• [Work required]: Pull each line containing "page" out of the data and copy it.
[begin Data to use]
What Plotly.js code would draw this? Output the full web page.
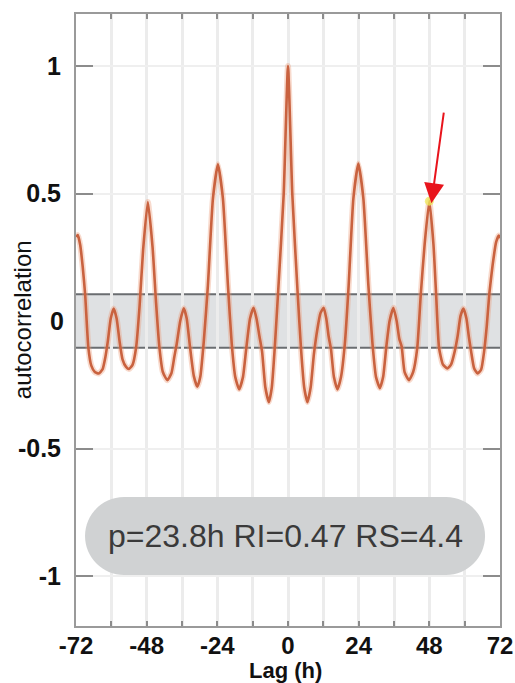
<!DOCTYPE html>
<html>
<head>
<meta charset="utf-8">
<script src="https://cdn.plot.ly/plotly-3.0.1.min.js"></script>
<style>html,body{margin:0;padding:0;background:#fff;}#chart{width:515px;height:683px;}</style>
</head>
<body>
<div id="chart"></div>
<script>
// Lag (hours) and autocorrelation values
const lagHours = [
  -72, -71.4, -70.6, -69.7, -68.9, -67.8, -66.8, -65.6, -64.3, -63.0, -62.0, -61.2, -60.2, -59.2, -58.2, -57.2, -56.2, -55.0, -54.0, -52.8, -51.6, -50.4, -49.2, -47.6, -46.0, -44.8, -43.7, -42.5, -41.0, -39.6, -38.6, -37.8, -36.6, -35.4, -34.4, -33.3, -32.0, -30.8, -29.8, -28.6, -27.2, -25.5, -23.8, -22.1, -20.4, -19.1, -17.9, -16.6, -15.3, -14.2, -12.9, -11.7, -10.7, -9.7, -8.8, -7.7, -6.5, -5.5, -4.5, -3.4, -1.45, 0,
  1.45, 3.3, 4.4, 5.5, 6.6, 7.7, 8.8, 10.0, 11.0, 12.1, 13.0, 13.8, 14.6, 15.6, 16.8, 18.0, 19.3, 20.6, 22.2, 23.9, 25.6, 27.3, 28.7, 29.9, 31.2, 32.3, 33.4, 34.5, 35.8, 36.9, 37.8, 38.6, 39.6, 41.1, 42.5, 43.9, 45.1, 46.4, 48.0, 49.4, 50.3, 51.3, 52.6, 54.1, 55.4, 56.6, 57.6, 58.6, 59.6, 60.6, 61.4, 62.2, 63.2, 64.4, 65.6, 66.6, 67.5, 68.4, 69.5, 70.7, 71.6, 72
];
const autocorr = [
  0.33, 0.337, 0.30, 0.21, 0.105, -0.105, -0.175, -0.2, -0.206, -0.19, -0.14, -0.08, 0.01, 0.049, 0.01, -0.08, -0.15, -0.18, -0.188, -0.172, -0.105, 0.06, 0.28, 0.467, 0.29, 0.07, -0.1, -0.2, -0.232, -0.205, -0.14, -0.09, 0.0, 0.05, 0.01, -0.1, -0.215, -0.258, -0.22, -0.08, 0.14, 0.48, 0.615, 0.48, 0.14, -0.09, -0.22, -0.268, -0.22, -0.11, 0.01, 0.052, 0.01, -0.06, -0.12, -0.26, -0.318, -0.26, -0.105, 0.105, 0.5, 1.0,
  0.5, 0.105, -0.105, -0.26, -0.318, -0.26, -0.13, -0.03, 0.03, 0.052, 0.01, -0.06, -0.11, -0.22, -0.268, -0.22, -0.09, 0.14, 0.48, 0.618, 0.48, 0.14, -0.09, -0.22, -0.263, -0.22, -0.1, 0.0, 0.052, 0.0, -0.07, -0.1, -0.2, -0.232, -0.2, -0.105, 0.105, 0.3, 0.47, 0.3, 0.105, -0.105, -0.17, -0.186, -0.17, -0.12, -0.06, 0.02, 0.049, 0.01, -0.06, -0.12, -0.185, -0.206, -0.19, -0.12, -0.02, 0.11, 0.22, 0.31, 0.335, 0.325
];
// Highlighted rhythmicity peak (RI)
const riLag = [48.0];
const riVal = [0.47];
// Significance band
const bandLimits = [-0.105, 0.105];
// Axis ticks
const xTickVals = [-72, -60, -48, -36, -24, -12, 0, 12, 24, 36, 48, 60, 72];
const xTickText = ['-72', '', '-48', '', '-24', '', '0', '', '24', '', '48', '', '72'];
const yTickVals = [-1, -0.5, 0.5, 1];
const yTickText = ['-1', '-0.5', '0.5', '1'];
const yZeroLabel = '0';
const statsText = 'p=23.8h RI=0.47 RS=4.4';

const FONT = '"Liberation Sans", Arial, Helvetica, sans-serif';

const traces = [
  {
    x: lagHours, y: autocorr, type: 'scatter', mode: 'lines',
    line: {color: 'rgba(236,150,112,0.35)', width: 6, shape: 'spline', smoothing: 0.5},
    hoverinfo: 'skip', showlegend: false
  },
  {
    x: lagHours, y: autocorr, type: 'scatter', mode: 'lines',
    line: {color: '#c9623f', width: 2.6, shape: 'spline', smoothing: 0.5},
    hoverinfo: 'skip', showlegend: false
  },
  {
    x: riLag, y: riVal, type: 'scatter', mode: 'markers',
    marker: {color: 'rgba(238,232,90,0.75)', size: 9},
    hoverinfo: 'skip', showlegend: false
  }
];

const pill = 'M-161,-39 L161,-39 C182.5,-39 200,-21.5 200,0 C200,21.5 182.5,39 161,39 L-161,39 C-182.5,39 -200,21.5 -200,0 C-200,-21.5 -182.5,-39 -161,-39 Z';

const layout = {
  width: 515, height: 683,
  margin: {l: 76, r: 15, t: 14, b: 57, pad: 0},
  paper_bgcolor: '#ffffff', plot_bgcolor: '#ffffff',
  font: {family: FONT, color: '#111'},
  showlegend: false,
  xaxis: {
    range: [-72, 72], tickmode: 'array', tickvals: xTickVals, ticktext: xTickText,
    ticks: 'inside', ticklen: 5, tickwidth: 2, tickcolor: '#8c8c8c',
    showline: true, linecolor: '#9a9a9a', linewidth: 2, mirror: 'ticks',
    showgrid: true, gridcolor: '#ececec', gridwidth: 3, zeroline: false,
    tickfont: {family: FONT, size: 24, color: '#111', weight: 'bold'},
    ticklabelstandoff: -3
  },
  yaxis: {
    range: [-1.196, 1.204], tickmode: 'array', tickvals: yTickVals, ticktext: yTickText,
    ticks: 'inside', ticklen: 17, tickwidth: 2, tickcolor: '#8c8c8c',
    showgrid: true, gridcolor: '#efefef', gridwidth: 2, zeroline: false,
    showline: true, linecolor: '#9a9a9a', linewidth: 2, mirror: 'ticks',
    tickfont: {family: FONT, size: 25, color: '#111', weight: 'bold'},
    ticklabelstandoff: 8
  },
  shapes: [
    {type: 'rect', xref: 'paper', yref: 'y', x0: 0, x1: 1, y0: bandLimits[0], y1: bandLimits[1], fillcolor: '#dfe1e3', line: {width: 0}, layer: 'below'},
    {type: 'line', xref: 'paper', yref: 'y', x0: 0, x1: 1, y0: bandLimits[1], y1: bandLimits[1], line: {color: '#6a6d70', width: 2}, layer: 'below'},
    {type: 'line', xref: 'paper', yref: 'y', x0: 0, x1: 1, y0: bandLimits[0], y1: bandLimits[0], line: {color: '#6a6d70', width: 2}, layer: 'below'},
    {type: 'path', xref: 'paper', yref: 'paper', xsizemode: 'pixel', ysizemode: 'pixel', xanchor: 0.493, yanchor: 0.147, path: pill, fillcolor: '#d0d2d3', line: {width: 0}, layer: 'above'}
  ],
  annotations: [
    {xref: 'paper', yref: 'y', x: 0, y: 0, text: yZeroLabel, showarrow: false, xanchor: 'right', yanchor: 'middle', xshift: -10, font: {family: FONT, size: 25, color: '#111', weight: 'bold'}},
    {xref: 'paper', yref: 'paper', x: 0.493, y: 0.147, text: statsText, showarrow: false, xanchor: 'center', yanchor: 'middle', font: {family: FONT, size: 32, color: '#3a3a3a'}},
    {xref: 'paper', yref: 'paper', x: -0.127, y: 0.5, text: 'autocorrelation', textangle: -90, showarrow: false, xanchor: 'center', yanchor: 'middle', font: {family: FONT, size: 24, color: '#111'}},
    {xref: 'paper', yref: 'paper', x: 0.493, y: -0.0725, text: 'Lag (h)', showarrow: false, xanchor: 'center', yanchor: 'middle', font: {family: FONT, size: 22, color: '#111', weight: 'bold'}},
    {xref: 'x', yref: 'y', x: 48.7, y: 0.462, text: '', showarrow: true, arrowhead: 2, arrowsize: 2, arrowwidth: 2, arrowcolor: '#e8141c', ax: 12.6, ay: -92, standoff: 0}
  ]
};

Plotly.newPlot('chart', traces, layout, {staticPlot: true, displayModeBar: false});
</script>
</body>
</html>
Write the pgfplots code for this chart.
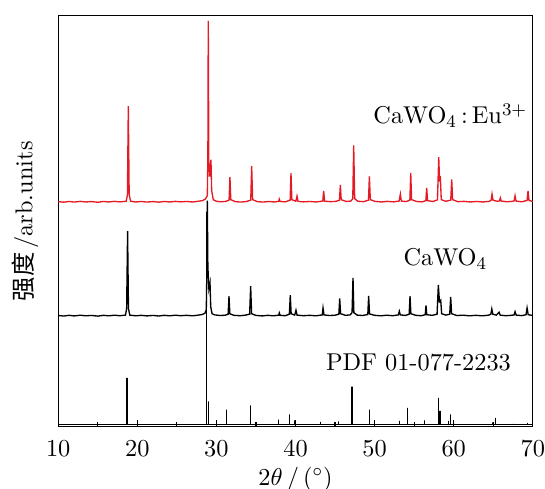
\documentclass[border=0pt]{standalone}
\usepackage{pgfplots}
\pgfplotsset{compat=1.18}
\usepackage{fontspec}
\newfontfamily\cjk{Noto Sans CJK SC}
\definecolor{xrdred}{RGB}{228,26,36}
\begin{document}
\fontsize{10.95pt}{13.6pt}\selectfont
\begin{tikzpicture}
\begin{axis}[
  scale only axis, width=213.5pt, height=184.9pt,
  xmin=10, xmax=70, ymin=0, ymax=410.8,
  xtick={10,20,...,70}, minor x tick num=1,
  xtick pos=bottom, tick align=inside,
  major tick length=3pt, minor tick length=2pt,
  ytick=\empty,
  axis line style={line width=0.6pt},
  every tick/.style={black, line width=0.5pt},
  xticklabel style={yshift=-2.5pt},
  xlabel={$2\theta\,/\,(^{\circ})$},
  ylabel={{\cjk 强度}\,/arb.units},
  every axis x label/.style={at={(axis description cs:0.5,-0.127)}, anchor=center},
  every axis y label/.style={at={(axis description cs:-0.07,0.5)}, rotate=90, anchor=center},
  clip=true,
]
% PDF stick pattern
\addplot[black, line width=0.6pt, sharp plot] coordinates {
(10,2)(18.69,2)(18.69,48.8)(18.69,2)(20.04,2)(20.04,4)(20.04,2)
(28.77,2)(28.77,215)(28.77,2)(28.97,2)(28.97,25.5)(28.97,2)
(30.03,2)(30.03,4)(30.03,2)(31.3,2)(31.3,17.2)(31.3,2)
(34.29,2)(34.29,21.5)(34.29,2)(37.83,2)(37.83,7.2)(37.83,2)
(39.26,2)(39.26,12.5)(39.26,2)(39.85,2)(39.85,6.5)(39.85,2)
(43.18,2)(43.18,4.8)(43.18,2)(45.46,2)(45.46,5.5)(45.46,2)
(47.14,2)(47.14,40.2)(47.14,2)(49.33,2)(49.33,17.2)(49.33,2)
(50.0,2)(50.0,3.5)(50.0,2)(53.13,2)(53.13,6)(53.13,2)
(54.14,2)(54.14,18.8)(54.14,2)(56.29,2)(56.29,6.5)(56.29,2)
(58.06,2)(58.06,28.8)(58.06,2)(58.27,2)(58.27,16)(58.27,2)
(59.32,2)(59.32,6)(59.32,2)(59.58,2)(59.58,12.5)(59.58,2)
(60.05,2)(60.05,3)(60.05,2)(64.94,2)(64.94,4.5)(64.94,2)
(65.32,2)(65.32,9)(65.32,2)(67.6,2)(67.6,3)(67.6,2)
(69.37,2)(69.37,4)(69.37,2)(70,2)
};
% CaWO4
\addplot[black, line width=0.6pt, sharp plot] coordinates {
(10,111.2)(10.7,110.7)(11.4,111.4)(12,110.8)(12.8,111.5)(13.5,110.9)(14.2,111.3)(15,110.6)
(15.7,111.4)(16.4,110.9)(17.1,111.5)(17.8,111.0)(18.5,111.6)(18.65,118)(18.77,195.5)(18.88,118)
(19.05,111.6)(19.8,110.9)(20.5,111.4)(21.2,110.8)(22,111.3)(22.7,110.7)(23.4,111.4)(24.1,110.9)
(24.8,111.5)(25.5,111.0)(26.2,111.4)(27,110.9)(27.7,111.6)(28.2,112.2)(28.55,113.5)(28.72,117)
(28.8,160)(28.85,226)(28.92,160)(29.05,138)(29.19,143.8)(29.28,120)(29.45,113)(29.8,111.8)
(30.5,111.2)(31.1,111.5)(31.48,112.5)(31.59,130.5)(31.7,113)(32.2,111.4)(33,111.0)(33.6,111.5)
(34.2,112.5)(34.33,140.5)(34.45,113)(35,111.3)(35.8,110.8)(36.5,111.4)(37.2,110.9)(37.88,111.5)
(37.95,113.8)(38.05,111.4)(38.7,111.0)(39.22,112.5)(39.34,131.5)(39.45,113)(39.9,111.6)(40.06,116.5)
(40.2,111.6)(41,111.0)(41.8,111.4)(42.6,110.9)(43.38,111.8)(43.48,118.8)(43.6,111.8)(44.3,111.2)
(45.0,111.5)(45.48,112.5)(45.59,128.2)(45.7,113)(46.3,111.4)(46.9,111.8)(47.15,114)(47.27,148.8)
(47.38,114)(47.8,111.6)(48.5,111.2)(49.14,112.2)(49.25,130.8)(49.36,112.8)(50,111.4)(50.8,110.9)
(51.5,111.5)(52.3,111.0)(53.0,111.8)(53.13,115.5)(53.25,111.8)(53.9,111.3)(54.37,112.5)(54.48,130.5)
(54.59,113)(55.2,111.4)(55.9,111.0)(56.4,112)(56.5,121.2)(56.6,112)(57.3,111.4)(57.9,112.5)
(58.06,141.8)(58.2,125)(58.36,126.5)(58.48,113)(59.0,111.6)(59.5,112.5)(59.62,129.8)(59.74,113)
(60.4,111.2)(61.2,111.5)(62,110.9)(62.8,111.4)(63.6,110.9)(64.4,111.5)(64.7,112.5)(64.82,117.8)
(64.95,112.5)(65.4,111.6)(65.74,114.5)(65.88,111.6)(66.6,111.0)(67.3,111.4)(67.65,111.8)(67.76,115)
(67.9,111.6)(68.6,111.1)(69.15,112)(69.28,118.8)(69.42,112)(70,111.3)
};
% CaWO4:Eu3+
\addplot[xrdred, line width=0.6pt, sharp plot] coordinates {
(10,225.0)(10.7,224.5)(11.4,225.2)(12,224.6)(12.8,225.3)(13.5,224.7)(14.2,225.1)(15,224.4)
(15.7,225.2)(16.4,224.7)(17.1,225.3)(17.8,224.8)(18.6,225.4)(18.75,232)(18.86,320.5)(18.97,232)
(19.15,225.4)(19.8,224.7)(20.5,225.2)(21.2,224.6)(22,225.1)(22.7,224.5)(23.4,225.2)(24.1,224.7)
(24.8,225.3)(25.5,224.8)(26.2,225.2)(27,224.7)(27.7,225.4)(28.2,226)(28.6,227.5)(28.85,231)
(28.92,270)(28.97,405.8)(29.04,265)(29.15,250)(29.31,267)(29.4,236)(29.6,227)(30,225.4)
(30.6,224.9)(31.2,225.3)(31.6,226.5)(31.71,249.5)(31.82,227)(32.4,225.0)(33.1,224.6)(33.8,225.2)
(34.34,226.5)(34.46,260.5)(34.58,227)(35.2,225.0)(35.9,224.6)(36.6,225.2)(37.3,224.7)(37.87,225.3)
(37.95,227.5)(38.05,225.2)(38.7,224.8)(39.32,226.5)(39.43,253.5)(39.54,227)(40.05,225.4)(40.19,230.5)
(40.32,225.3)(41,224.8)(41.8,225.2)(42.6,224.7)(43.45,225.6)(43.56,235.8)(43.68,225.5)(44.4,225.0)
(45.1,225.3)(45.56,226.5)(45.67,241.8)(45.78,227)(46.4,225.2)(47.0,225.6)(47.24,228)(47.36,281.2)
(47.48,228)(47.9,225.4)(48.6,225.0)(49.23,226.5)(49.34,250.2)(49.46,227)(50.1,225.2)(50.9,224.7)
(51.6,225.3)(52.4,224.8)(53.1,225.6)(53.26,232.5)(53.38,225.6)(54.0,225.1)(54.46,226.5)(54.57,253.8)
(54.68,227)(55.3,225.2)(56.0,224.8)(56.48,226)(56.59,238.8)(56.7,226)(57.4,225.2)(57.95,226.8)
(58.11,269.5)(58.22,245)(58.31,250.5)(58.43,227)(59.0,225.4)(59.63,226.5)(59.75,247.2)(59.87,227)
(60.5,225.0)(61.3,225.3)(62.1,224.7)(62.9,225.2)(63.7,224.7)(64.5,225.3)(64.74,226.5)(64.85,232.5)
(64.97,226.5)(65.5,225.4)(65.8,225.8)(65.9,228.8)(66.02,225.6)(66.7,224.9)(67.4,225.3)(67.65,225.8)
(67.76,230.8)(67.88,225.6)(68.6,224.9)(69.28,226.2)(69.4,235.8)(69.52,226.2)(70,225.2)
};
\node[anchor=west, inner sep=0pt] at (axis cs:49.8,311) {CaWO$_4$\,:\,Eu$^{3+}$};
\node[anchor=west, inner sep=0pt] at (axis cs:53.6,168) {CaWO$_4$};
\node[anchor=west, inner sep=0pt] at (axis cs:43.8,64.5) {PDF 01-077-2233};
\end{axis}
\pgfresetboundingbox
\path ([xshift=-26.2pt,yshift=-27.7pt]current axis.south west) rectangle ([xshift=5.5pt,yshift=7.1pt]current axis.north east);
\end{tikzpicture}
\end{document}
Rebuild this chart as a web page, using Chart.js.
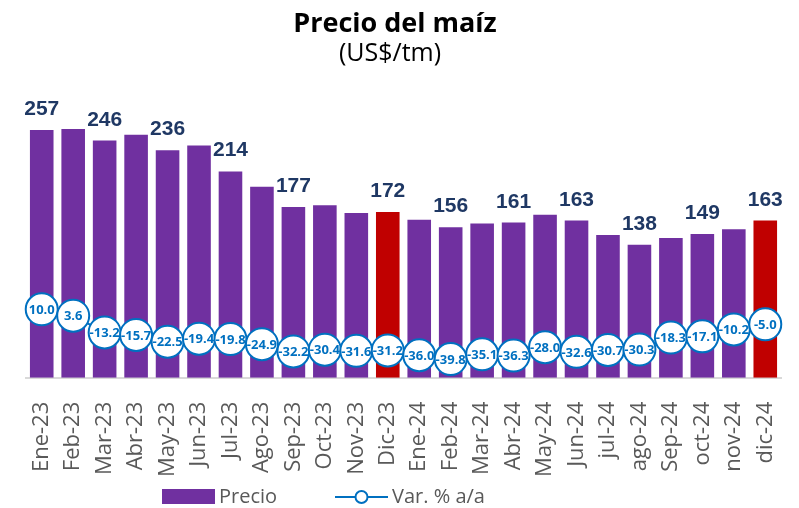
[end Data to use]
• [Response below]:
What Plotly.js code would draw this? Output the full web page.
Rebuild this chart as a web page, using Chart.js.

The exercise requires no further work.